EXERCISE DESCRIPTION: Please print exactly the lines below, from the start of the material up to and including the line with "var blueDashY = [10.1, 2.37];", but none of the pictures.

━━━━━ DATA

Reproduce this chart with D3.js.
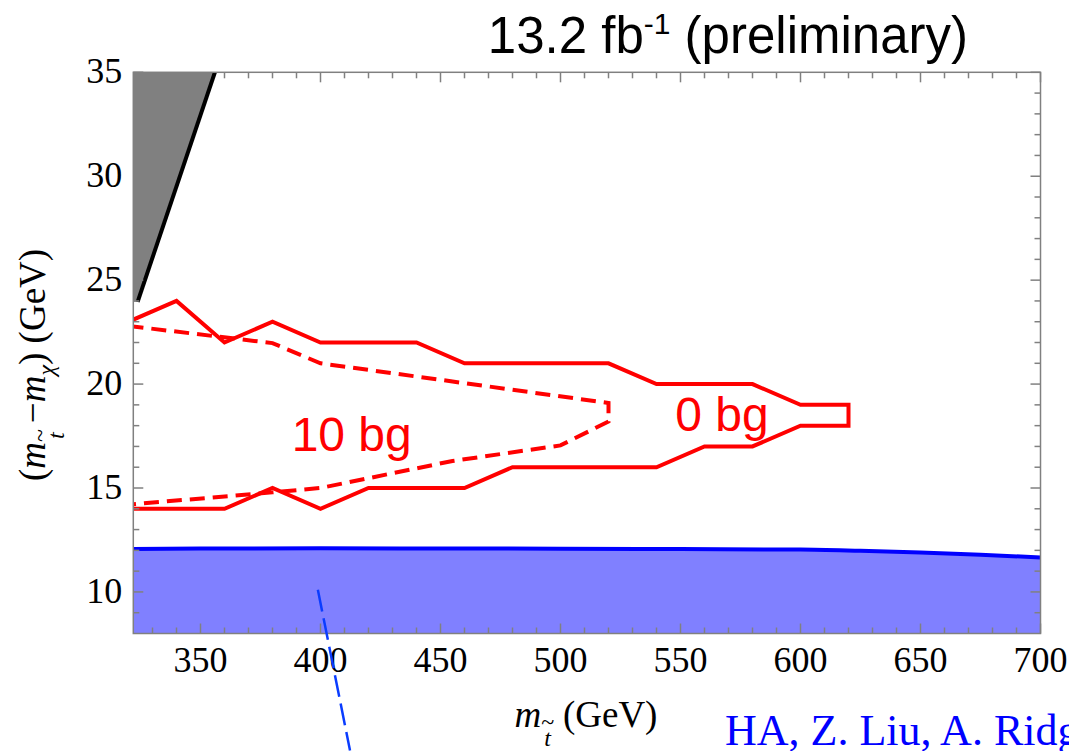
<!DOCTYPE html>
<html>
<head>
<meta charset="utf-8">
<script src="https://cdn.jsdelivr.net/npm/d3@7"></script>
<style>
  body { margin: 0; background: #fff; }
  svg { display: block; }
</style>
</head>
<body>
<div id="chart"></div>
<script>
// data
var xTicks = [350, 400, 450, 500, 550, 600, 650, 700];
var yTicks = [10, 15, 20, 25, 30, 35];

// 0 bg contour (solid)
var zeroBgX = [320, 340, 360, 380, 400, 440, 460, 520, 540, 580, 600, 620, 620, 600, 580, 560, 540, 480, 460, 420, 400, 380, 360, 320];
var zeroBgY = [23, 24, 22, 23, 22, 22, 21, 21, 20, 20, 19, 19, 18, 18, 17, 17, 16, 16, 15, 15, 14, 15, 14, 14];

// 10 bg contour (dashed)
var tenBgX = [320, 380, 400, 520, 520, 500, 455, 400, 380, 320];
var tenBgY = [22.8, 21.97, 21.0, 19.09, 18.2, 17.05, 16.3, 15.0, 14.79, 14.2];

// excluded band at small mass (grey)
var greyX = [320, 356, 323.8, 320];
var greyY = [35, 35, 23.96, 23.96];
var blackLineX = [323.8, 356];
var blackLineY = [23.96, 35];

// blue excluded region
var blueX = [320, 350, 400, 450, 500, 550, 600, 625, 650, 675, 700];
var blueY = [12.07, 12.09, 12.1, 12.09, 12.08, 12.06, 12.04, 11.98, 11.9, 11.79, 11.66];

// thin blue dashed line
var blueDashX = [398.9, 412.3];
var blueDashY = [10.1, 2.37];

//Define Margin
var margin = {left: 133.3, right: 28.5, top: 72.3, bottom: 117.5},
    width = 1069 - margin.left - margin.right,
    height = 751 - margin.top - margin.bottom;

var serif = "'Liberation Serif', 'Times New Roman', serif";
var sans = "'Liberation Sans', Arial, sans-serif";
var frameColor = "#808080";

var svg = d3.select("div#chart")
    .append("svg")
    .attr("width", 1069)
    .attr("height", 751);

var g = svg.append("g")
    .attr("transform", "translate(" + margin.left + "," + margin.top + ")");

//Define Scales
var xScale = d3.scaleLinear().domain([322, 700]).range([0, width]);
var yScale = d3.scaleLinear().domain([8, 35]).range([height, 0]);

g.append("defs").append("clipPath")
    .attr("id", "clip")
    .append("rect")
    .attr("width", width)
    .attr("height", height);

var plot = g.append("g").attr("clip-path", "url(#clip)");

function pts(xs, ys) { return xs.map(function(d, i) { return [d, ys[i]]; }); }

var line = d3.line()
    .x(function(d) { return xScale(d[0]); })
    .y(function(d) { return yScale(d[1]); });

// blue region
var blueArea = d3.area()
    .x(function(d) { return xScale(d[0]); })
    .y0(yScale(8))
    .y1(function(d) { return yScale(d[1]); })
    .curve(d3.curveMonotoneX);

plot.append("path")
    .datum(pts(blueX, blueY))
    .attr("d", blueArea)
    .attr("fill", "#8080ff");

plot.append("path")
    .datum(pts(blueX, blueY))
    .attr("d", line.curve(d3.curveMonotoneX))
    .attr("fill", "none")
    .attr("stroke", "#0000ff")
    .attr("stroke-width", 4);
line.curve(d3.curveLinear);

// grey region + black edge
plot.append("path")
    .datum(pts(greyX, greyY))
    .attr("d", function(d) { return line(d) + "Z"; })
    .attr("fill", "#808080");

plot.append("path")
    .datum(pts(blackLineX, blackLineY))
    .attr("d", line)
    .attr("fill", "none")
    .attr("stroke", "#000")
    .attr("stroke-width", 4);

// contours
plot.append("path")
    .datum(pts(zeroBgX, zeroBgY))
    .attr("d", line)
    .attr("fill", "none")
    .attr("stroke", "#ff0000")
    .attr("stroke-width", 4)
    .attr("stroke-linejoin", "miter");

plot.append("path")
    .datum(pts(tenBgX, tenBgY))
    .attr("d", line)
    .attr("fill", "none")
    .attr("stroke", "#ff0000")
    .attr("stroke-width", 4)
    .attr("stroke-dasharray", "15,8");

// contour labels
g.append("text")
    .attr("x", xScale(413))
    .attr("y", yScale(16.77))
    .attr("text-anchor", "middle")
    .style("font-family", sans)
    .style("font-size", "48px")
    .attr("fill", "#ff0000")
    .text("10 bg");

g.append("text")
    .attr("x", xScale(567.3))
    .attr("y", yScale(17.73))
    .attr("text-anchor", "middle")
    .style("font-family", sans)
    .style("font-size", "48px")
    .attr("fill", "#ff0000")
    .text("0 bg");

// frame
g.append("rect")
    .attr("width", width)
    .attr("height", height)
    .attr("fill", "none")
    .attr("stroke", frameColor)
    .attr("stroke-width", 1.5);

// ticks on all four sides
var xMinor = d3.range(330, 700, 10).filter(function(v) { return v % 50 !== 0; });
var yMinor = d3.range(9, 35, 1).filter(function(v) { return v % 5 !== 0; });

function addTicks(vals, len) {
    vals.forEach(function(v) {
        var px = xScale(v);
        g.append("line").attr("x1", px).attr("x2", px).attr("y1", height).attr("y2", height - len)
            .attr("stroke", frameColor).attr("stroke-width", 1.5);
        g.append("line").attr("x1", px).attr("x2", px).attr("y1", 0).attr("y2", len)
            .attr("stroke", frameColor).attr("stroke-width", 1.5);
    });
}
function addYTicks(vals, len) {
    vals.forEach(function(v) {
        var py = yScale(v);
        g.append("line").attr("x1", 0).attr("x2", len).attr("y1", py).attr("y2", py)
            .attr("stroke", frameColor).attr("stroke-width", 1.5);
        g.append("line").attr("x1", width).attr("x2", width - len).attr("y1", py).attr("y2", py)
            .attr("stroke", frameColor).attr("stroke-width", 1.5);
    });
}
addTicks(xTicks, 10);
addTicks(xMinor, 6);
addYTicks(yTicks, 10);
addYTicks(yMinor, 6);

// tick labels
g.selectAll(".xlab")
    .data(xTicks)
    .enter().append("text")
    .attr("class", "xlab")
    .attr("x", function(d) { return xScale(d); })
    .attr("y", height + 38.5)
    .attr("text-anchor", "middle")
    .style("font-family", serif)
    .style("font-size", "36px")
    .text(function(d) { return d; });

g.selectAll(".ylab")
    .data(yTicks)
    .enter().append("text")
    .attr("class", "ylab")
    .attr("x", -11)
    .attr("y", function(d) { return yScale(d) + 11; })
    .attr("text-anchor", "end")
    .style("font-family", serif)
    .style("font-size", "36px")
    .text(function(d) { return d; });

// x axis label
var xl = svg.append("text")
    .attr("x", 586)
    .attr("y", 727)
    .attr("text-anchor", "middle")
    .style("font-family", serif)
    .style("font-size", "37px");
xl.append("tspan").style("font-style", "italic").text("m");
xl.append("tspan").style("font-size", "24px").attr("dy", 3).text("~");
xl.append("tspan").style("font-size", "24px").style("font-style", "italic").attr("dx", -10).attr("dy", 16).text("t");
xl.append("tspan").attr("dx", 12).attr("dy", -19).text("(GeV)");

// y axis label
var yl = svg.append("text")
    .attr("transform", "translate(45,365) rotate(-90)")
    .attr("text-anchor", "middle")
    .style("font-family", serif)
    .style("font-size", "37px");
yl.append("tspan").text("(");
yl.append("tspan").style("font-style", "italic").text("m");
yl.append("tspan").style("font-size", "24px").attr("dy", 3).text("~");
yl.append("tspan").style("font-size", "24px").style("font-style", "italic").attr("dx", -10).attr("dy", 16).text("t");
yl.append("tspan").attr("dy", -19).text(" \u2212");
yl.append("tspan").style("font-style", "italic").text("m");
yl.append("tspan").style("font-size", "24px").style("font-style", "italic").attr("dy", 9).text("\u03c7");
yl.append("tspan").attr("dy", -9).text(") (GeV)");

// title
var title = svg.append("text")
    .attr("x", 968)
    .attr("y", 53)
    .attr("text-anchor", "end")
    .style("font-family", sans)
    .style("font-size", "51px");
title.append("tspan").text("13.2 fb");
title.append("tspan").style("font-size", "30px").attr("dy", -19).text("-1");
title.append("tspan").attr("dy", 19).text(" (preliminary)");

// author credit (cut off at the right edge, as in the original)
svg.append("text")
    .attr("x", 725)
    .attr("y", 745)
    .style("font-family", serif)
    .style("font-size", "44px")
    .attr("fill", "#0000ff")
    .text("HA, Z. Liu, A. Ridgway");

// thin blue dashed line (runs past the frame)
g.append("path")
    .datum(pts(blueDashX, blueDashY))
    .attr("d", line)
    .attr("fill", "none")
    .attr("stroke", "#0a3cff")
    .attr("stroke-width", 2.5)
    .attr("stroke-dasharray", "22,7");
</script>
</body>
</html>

━━━━━━━━━━

WORKED ANSWER:
Reproduce this chart with D3.js.
<!DOCTYPE html>
<html>
<head>
<meta charset="utf-8">
<script src="https://cdn.jsdelivr.net/npm/d3@7"></script>
<style>
  body { margin: 0; background: #fff; }
  svg { display: block; }
</style>
</head>
<body>
<div id="chart"></div>
<script>
// data
var xTicks = [350, 400, 450, 500, 550, 600, 650, 700];
var yTicks = [10, 15, 20, 25, 30, 35];

// 0 bg contour (solid)
var zeroBgX = [320, 340, 360, 380, 400, 440, 460, 520, 540, 580, 600, 620, 620, 600, 580, 560, 540, 480, 460, 420, 400, 380, 360, 320];
var zeroBgY = [23, 24, 22, 23, 22, 22, 21, 21, 20, 20, 19, 19, 18, 18, 17, 17, 16, 16, 15, 15, 14, 15, 14, 14];

// 10 bg contour (dashed)
var tenBgX = [320, 380, 400, 520, 520, 500, 455, 400, 380, 320];
var tenBgY = [22.8, 21.97, 21.0, 19.09, 18.2, 17.05, 16.3, 15.0, 14.79, 14.2];

// excluded band at small mass (grey)
var greyX = [320, 356, 323.8, 320];
var greyY = [35, 35, 23.96, 23.96];
var blackLineX = [323.8, 356];
var blackLineY = [23.96, 35];

// blue excluded region
var blueX = [320, 350, 400, 450, 500, 550, 600, 625, 650, 675, 700];
var blueY = [12.07, 12.09, 12.1, 12.09, 12.08, 12.06, 12.04, 11.98, 11.9, 11.79, 11.66];

// thin blue dashed line
var blueDashX = [398.9, 412.3];
var blueDashY = [10.1, 2.37];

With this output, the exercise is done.